** Begin RAW DATA **

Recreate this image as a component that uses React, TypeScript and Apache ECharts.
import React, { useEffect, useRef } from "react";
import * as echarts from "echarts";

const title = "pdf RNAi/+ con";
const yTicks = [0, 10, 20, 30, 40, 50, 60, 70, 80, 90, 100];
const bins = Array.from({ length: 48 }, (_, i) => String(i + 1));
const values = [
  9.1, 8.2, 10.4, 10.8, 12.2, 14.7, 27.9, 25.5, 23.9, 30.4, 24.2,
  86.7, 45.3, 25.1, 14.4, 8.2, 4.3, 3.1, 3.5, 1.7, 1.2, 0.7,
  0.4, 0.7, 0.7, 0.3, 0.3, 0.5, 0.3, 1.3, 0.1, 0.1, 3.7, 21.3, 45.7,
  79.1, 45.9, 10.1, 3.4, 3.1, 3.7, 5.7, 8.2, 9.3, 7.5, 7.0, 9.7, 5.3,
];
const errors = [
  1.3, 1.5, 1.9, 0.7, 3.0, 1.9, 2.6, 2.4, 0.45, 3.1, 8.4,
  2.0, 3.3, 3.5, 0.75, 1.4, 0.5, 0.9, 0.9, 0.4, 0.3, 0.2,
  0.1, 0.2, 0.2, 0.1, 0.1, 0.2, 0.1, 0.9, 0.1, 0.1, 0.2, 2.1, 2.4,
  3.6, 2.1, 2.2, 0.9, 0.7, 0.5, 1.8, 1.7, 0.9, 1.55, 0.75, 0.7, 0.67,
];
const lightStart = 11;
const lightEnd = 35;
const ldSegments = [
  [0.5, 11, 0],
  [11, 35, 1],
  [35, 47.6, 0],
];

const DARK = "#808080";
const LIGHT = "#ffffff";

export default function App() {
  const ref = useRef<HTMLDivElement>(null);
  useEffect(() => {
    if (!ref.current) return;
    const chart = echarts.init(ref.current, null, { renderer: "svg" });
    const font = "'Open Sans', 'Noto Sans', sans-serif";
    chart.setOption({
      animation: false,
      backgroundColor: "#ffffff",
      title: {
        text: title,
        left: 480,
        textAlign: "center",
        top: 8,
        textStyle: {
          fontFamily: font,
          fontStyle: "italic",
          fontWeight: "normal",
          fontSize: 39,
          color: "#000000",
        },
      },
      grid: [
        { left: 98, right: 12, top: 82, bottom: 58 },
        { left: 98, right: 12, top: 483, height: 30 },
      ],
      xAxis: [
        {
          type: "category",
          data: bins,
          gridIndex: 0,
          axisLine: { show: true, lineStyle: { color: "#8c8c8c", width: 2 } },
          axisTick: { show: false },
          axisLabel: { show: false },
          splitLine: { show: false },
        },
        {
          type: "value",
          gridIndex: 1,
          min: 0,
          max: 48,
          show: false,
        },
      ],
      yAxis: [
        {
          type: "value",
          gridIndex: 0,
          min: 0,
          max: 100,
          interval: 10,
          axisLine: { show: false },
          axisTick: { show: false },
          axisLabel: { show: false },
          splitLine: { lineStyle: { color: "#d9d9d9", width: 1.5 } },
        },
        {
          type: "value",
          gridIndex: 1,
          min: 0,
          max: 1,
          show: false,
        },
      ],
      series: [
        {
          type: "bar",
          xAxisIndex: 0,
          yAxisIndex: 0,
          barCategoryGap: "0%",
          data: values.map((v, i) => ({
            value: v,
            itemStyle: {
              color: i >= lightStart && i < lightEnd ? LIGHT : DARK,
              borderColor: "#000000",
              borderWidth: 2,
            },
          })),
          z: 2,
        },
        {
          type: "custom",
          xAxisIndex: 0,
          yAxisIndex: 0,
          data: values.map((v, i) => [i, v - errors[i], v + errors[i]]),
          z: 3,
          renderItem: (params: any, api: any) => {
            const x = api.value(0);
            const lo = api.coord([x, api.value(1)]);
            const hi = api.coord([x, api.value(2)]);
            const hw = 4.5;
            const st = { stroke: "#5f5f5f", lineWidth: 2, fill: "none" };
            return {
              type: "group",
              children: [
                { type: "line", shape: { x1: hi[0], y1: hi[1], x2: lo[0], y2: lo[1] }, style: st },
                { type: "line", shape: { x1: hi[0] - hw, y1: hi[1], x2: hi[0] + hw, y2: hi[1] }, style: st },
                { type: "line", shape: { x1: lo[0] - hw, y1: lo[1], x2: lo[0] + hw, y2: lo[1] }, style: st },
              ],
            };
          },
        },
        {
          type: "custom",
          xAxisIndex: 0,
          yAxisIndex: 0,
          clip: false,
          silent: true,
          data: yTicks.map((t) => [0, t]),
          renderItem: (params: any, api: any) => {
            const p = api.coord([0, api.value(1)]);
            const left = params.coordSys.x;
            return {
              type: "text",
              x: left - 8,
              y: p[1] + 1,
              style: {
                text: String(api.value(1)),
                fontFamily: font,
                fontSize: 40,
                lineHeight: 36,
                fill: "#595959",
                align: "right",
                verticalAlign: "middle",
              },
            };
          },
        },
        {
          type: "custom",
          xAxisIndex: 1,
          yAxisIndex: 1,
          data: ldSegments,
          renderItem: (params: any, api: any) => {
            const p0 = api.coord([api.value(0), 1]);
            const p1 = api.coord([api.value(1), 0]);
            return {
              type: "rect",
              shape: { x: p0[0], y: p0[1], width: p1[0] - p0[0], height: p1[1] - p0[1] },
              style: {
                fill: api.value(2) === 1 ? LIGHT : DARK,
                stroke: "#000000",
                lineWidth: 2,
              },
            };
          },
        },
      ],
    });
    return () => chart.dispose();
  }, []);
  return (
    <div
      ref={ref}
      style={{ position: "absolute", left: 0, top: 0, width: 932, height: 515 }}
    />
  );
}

** End RAW DATA **
** Begin RAW DATA **

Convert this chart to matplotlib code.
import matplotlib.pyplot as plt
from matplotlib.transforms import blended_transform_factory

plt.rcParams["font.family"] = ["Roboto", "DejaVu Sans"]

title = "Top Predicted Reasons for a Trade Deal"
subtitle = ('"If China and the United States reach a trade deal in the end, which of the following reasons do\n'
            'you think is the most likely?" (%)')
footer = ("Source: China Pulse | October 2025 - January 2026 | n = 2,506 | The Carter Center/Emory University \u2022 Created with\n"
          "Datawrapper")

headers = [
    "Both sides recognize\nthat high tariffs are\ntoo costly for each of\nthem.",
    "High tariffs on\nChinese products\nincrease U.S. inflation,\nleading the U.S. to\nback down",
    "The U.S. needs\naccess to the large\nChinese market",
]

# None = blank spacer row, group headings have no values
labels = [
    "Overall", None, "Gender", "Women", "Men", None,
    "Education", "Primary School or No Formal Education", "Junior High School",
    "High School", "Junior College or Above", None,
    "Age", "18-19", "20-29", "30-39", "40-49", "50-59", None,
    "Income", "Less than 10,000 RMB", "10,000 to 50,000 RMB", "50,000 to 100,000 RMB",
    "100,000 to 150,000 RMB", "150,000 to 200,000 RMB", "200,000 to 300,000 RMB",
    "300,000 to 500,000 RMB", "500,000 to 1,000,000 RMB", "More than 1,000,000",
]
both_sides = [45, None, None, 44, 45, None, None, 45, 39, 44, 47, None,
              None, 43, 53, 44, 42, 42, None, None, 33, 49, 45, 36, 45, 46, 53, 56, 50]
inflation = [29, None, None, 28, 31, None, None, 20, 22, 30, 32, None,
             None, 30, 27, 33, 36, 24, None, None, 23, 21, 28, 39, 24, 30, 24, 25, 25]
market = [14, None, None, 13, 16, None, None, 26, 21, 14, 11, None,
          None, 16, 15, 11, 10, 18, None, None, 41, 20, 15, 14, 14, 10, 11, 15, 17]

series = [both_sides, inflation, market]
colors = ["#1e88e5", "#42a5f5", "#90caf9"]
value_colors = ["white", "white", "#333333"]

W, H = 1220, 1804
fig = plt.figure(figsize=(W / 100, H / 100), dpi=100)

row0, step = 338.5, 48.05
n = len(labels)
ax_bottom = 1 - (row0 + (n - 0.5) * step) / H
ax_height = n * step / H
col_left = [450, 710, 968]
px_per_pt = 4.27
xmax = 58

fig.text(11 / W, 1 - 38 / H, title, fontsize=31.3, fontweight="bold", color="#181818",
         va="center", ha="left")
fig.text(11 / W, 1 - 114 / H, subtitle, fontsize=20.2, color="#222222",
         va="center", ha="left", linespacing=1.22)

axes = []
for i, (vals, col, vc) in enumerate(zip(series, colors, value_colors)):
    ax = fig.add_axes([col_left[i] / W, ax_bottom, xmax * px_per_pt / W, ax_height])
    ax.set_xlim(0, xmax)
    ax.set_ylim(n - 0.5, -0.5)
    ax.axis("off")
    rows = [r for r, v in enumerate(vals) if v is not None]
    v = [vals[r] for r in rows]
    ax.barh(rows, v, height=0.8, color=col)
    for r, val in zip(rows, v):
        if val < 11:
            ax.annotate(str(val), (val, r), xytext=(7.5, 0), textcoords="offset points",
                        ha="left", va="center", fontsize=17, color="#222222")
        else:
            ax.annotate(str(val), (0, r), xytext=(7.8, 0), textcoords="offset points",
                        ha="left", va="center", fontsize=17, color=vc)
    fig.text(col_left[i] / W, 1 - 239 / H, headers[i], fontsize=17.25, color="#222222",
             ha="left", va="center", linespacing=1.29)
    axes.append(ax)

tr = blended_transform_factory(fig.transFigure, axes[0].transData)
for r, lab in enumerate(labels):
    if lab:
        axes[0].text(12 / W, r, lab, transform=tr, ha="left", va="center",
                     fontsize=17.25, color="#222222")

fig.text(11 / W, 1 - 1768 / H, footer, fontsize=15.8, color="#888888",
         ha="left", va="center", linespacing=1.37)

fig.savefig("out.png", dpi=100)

** End RAW DATA **
** Begin RAW DATA **

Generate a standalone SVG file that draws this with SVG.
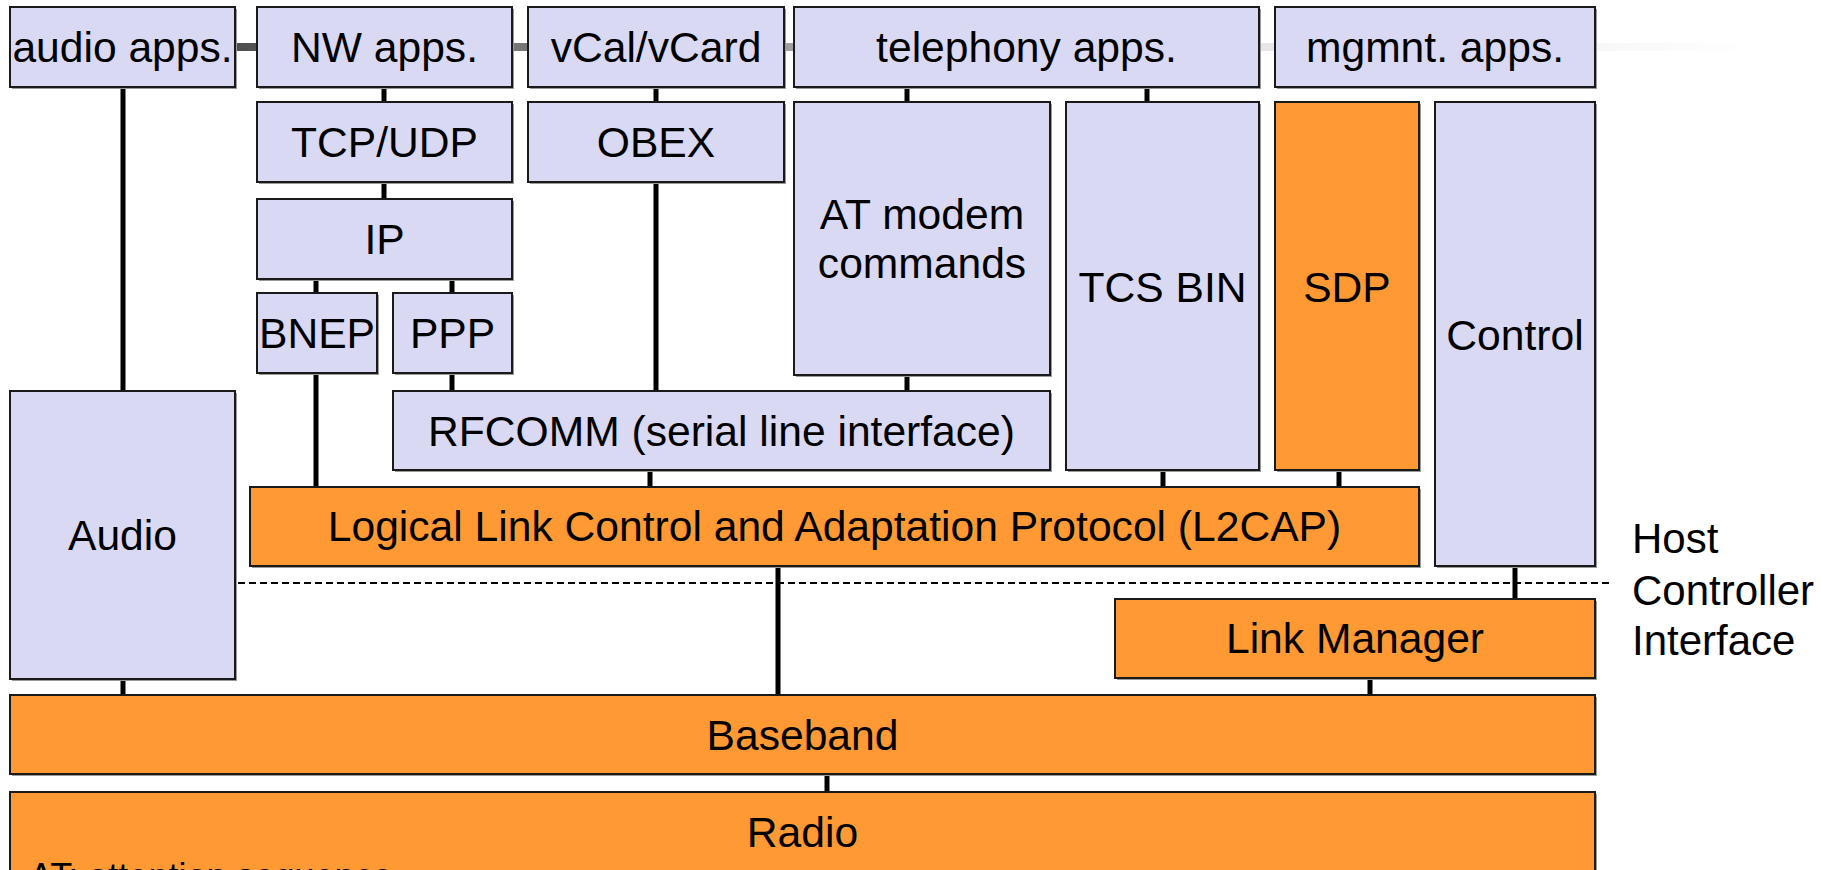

** End RAW DATA **

— WORK TO COMPLETE —
Everything from the line containing "Recreate this image" down to the line containing "import * as" should be repeated exactly, with both end lines kept and no other lines added.

— CORRECT RESPONSE —
Recreate this image as a component that uses React, TypeScript and Apache ECharts.
import React, { useEffect, useRef } from "react";
import * as echarts from "echarts";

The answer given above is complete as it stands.